Ce jour là

Que lui avez-vous dit ce jour là ? Rien de particulier, vous lui avez parlé de vous, de votre vie, vos projets, de votre week-end raté à Marseille, où vous n’aurez pas vu Madonna pour la cinquième fois…. Elle a sourit.
L’infirmière vous a prévenue qu’elle était fatiguée « elle a eu une journée éprouvante ». Des moments, vous ne dites rien, vous la regardez, lui demandez « t’es sûre que tu ne veux pas un peu d’eau », elle en veut bien. Comme un petit enfant, vous l’aidez à mettre le verre à la bouche en lui faisant une blague pour cacher la tristesse. Elle vous connait, elle a l’habitude. Elle a l’habitude de vous voir vous agiter comme un zébulon pendant l’heure que dure votre visite.

Que lui avez-vous dit ce jour là ? Que vous saviez bien qu’elle vous laissait gagner toutes les parties de cartes? Que vous n’oublierez jamais l’avoir vue au premier rang dans sa jolie robe, ce 31 décembre, vous fixant avec son regard bleu délavé, droite et fière quoique légèrement tendue en entendant sortir de votre bouche tout le vocabulaire fleuri de zézette du « Père Noël est une ordure »? Que sa phrase culte « Vous saurez, j’ai un gros défaut, je suis TOUJOURS à l’heure » sera désormais le slogan officiel de votre famille, bien qu’elle fût le seul membre à l’appliquer? Qu’elle était et sera toujours votre exemple ? Qu’il s’est passé du temps, beaucoup trop de temps, depuis votre dernière visite, vous avez plein de bonnes excuses, vous étiez très prise, mais que c’est de la connerie tout ça? Que bientôt on se sentira obligé de vous réconforter, ça n’aura aucune importance, ce que vous avez vécu ensemble, vous êtes les seules à le savoir? Que vous l’aimiez ?
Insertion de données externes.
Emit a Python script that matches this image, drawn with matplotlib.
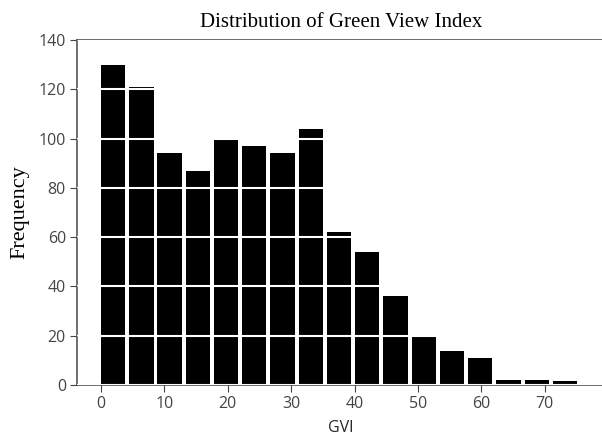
import matplotlib
matplotlib.use("Agg")
import matplotlib.pyplot as plt
import numpy as np

# histogram counts, 17 bins from 0 to ~75.7
counts = [130, 121, 94, 87, 100, 97, 94, 104, 62, 54, 36, 20, 14, 11, 2, 2, 1.5]
gvi_min = 0.0
gvi_max = 75.7
x_ticks = [0, 10, 20, 30, 40, 50, 60, 70]
y_ticks = [0, 20, 40, 60, 80, 100, 120, 140]

edges = np.linspace(gvi_min, gvi_max, len(counts) + 1)
binw = edges[1] - edges[0]

fig = plt.figure(figsize=(6.02, 4.34), dpi=100)
ax = fig.add_axes([77 / 602, 1 - 385 / 434, (605 - 77) / 602, (385 - 40) / 434])

ax.bar(edges[:-1], counts, width=binw * 0.86, align="edge", color="black",
       edgecolor="none", zorder=2)

ax.set_xlim(gvi_min - 0.05 * gvi_max, gvi_max * 1.05)
ax.set_ylim(0, 140)
ax.set_xticks(x_ticks)
ax.set_yticks(y_ticks)

ax.grid(axis="y", color="white", linewidth=1.5, zorder=3)
ax.set_axisbelow(False)

tick_font = "Open Sans"
for lab in ax.get_xticklabels() + ax.get_yticklabels():
    lab.set_fontfamily(tick_font)
    lab.set_fontsize(11.5)
    lab.set_color("#262626")
ax.tick_params(colors="#444444", length=5, pad=3)
for side in ["left", "bottom", "top"]:
    ax.spines[side].set_color("#555555")
    ax.spines[side].set_linewidth(1.2)
ax.spines["right"].set_visible(False)

ax.set_xlabel("GVI", fontfamily=tick_font, fontsize=11.5, color="#262626")
ax.xaxis.set_label_coords(0.5, -0.1)
ax.set_ylabel("Frequency", fontfamily="Liberation Serif", fontsize=16)
ax.yaxis.set_label_coords(-0.09, 0.5)
ax.set_title("Distribution of Green View Index", fontfamily="Liberation Serif",
             fontsize=15, pad=9)

fig.savefig("out.png", dpi=100)
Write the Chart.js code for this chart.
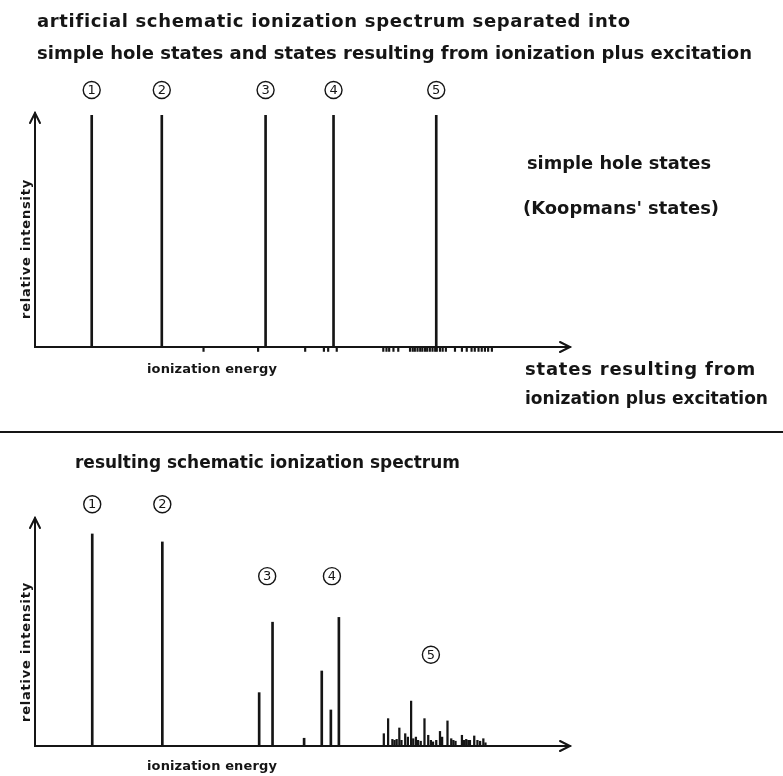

Vous ne lui avez rien dit de tout ça. « Elle le savait déjà n’est-ce pas ? Hein qu’elle le savait ?».

Vous avez parlé de Madonna, puis vous vous êtes levée, l’avez embrassée, en ajoutant « J’étais vraiment contente de te voir ». Elle vous a répondu avec cette voix, cette voix franche, catégorique que vous connaissiez tellement bien : «Oh je pense bien ! », cette fois, c’est vous qui avez souri, puis, gentiment, vous l’avez regardée se rendormir et vous avez refermé les portes de votre enfance, pour toujours.